• _SET EXERCISE_
Reproduce the listing below in full and without alteration, apart from its pictures.

+ + + + +

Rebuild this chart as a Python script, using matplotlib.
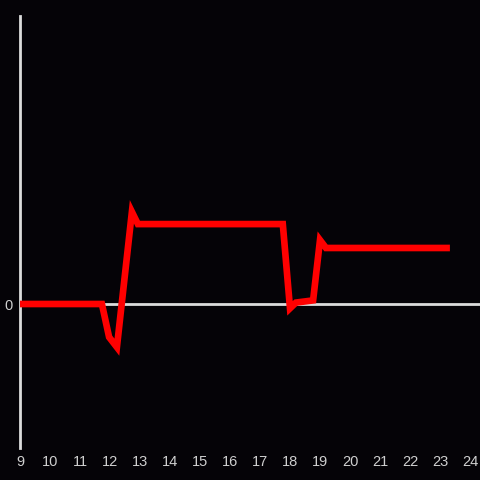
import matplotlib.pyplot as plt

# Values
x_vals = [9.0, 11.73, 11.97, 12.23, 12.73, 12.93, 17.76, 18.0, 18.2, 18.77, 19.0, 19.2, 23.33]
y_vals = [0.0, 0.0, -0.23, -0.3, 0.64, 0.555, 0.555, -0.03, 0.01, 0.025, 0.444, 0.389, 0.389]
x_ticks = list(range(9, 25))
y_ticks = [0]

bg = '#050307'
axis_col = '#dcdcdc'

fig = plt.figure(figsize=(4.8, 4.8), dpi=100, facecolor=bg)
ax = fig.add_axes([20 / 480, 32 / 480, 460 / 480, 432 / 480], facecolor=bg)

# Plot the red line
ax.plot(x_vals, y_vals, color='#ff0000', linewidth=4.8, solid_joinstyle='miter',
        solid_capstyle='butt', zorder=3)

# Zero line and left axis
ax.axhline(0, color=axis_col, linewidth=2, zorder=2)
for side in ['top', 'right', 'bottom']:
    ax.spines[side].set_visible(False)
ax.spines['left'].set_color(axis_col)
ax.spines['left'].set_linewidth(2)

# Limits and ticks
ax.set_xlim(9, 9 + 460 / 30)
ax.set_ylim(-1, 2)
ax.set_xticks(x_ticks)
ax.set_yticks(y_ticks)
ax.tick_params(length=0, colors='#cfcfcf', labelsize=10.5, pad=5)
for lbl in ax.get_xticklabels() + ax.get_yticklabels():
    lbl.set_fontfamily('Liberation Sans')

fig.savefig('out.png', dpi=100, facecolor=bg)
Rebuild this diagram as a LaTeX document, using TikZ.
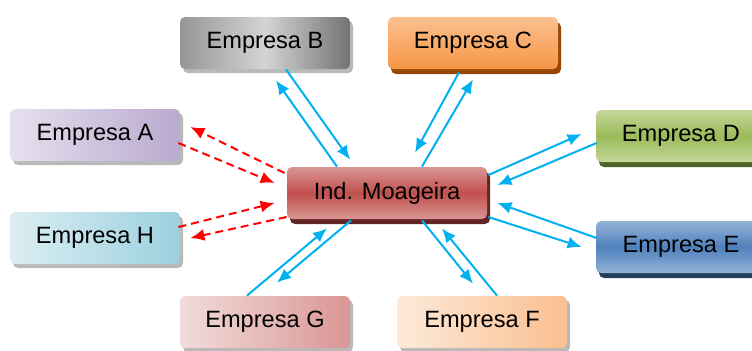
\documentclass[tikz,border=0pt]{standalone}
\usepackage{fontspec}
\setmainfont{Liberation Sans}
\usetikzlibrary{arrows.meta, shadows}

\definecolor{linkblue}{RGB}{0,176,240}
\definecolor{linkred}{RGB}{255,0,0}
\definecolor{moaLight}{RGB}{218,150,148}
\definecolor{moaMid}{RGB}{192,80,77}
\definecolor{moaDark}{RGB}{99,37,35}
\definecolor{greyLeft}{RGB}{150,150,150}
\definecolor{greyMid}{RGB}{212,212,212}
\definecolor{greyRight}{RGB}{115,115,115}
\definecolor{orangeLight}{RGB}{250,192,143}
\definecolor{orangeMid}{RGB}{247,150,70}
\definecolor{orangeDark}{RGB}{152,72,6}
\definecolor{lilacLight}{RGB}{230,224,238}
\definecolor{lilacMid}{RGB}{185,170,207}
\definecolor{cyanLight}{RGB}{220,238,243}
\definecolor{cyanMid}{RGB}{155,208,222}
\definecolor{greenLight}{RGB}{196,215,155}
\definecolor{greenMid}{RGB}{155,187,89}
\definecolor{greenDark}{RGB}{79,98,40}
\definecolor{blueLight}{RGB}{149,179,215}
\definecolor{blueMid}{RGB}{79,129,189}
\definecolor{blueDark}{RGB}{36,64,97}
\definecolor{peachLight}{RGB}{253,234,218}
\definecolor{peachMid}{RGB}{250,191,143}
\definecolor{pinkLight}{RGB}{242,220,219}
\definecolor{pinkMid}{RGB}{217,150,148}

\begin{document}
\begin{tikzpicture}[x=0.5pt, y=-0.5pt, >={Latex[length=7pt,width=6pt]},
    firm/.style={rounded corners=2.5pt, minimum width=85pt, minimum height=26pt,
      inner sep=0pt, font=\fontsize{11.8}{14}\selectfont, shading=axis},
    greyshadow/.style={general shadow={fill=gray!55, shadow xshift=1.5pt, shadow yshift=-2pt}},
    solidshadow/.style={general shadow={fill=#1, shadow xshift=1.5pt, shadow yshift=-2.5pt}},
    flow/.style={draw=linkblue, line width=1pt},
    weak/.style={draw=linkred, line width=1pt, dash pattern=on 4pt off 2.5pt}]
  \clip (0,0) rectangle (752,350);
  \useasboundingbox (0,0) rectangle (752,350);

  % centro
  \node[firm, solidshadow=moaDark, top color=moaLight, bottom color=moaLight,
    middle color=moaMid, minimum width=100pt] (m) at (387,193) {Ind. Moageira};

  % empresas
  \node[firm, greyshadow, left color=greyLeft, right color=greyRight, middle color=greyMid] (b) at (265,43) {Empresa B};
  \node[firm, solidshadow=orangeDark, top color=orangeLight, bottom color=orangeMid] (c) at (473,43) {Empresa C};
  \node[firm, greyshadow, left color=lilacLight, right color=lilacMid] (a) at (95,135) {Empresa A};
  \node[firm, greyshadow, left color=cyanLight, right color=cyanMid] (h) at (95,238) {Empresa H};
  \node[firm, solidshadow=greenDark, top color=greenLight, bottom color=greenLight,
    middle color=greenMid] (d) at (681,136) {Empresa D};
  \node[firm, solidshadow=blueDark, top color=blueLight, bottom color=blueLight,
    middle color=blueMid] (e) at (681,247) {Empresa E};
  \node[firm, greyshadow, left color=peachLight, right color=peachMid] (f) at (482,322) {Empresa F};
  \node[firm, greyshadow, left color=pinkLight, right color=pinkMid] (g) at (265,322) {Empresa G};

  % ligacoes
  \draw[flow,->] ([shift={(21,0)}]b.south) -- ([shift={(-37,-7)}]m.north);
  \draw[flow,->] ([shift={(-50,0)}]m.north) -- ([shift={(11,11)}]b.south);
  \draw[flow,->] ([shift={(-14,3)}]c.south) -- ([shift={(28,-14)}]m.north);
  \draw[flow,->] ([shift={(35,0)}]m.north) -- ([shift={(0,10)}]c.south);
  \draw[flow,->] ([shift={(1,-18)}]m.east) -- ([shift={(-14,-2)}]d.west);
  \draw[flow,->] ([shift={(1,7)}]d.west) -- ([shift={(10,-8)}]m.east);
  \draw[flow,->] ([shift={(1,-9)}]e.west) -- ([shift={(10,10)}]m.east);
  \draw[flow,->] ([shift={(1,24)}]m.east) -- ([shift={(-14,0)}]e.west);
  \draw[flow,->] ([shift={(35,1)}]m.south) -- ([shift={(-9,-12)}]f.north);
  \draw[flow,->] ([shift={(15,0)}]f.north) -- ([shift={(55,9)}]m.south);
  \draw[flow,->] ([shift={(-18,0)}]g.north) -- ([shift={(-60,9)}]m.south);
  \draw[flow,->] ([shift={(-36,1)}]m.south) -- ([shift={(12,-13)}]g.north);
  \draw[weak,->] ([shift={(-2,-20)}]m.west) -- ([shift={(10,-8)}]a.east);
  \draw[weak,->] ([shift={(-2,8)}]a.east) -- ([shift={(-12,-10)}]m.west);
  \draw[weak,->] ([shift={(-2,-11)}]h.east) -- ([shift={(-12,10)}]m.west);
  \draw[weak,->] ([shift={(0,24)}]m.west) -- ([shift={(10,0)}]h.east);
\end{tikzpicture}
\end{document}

+ + + + +

• _RESPONSE_
Rebuild this chart as a Python script, using matplotlib.
import matplotlib.pyplot as plt

# Values
x_vals = [9.0, 11.73, 11.97, 12.23, 12.73, 12.93, 17.76, 18.0, 18.2, 18.77, 19.0, 19.2, 23.33]
y_vals = [0.0, 0.0, -0.23, -0.3, 0.64, 0.555, 0.555, -0.03, 0.01, 0.025, 0.444, 0.389, 0.389]
x_ticks = list(range(9, 25))
y_ticks = [0]

bg = '#050307'
axis_col = '#dcdcdc'

fig = plt.figure(figsize=(4.8, 4.8), dpi=100, facecolor=bg)
ax = fig.add_axes([20 / 480, 32 / 480, 460 / 480, 432 / 480], facecolor=bg)

# Plot the red line
ax.plot(x_vals, y_vals, color='#ff0000', linewidth=4.8, solid_joinstyle='miter',
        solid_capstyle='butt', zorder=3)

# Zero line and left axis
ax.axhline(0, color=axis_col, linewidth=2, zorder=2)
for side in ['top', 'right', 'bottom']:
    ax.spines[side].set_visible(False)
ax.spines['left'].set_color(axis_col)
ax.spines['left'].set_linewidth(2)

# Limits and ticks
ax.set_xlim(9, 9 + 460 / 30)
ax.set_ylim(-1, 2)
ax.set_xticks(x_ticks)
ax.set_yticks(y_ticks)
ax.tick_params(length=0, colors='#cfcfcf', labelsize=10.5, pad=5)
for lbl in ax.get_xticklabels() + ax.get_yticklabels():
    lbl.set_fontfamily('Liberation Sans')

fig.savefig('out.png', dpi=100, facecolor=bg)
Rebuild this diagram as a LaTeX document, using TikZ.
\documentclass[tikz,border=0pt]{standalone}
\usepackage{fontspec}
\setmainfont{Liberation Sans}
\usetikzlibrary{arrows.meta, shadows}

\definecolor{linkblue}{RGB}{0,176,240}
\definecolor{linkred}{RGB}{255,0,0}
\definecolor{moaLight}{RGB}{218,150,148}
\definecolor{moaMid}{RGB}{192,80,77}
\definecolor{moaDark}{RGB}{99,37,35}
\definecolor{greyLeft}{RGB}{150,150,150}
\definecolor{greyMid}{RGB}{212,212,212}
\definecolor{greyRight}{RGB}{115,115,115}
\definecolor{orangeLight}{RGB}{250,192,143}
\definecolor{orangeMid}{RGB}{247,150,70}
\definecolor{orangeDark}{RGB}{152,72,6}
\definecolor{lilacLight}{RGB}{230,224,238}
\definecolor{lilacMid}{RGB}{185,170,207}
\definecolor{cyanLight}{RGB}{220,238,243}
\definecolor{cyanMid}{RGB}{155,208,222}
\definecolor{greenLight}{RGB}{196,215,155}
\definecolor{greenMid}{RGB}{155,187,89}
\definecolor{greenDark}{RGB}{79,98,40}
\definecolor{blueLight}{RGB}{149,179,215}
\definecolor{blueMid}{RGB}{79,129,189}
\definecolor{blueDark}{RGB}{36,64,97}
\definecolor{peachLight}{RGB}{253,234,218}
\definecolor{peachMid}{RGB}{250,191,143}
\definecolor{pinkLight}{RGB}{242,220,219}
\definecolor{pinkMid}{RGB}{217,150,148}

\begin{document}
\begin{tikzpicture}[x=0.5pt, y=-0.5pt, >={Latex[length=7pt,width=6pt]},
    firm/.style={rounded corners=2.5pt, minimum width=85pt, minimum height=26pt,
      inner sep=0pt, font=\fontsize{11.8}{14}\selectfont, shading=axis},
    greyshadow/.style={general shadow={fill=gray!55, shadow xshift=1.5pt, shadow yshift=-2pt}},
    solidshadow/.style={general shadow={fill=#1, shadow xshift=1.5pt, shadow yshift=-2.5pt}},
    flow/.style={draw=linkblue, line width=1pt},
    weak/.style={draw=linkred, line width=1pt, dash pattern=on 4pt off 2.5pt}]
  \clip (0,0) rectangle (752,350);
  \useasboundingbox (0,0) rectangle (752,350);

  % centro
  \node[firm, solidshadow=moaDark, top color=moaLight, bottom color=moaLight,
    middle color=moaMid, minimum width=100pt] (m) at (387,193) {Ind. Moageira};

  % empresas
  \node[firm, greyshadow, left color=greyLeft, right color=greyRight, middle color=greyMid] (b) at (265,43) {Empresa B};
  \node[firm, solidshadow=orangeDark, top color=orangeLight, bottom color=orangeMid] (c) at (473,43) {Empresa C};
  \node[firm, greyshadow, left color=lilacLight, right color=lilacMid] (a) at (95,135) {Empresa A};
  \node[firm, greyshadow, left color=cyanLight, right color=cyanMid] (h) at (95,238) {Empresa H};
  \node[firm, solidshadow=greenDark, top color=greenLight, bottom color=greenLight,
    middle color=greenMid] (d) at (681,136) {Empresa D};
  \node[firm, solidshadow=blueDark, top color=blueLight, bottom color=blueLight,
    middle color=blueMid] (e) at (681,247) {Empresa E};
  \node[firm, greyshadow, left color=peachLight, right color=peachMid] (f) at (482,322) {Empresa F};
  \node[firm, greyshadow, left color=pinkLight, right color=pinkMid] (g) at (265,322) {Empresa G};

  % ligacoes
  \draw[flow,->] ([shift={(21,0)}]b.south) -- ([shift={(-37,-7)}]m.north);
  \draw[flow,->] ([shift={(-50,0)}]m.north) -- ([shift={(11,11)}]b.south);
  \draw[flow,->] ([shift={(-14,3)}]c.south) -- ([shift={(28,-14)}]m.north);
  \draw[flow,->] ([shift={(35,0)}]m.north) -- ([shift={(0,10)}]c.south);
  \draw[flow,->] ([shift={(1,-18)}]m.east) -- ([shift={(-14,-2)}]d.west);
  \draw[flow,->] ([shift={(1,7)}]d.west) -- ([shift={(10,-8)}]m.east);
  \draw[flow,->] ([shift={(1,-9)}]e.west) -- ([shift={(10,10)}]m.east);
  \draw[flow,->] ([shift={(1,24)}]m.east) -- ([shift={(-14,0)}]e.west);
  \draw[flow,->] ([shift={(35,1)}]m.south) -- ([shift={(-9,-12)}]f.north);
  \draw[flow,->] ([shift={(15,0)}]f.north) -- ([shift={(55,9)}]m.south);
  \draw[flow,->] ([shift={(-18,0)}]g.north) -- ([shift={(-60,9)}]m.south);
  \draw[flow,->] ([shift={(-36,1)}]m.south) -- ([shift={(12,-13)}]g.north);
  \draw[weak,->] ([shift={(-2,-20)}]m.west) -- ([shift={(10,-8)}]a.east);
  \draw[weak,->] ([shift={(-2,8)}]a.east) -- ([shift={(-12,-10)}]m.west);
  \draw[weak,->] ([shift={(-2,-11)}]h.east) -- ([shift={(-12,10)}]m.west);
  \draw[weak,->] ([shift={(0,24)}]m.west) -- ([shift={(10,0)}]h.east);
\end{tikzpicture}
\end{document}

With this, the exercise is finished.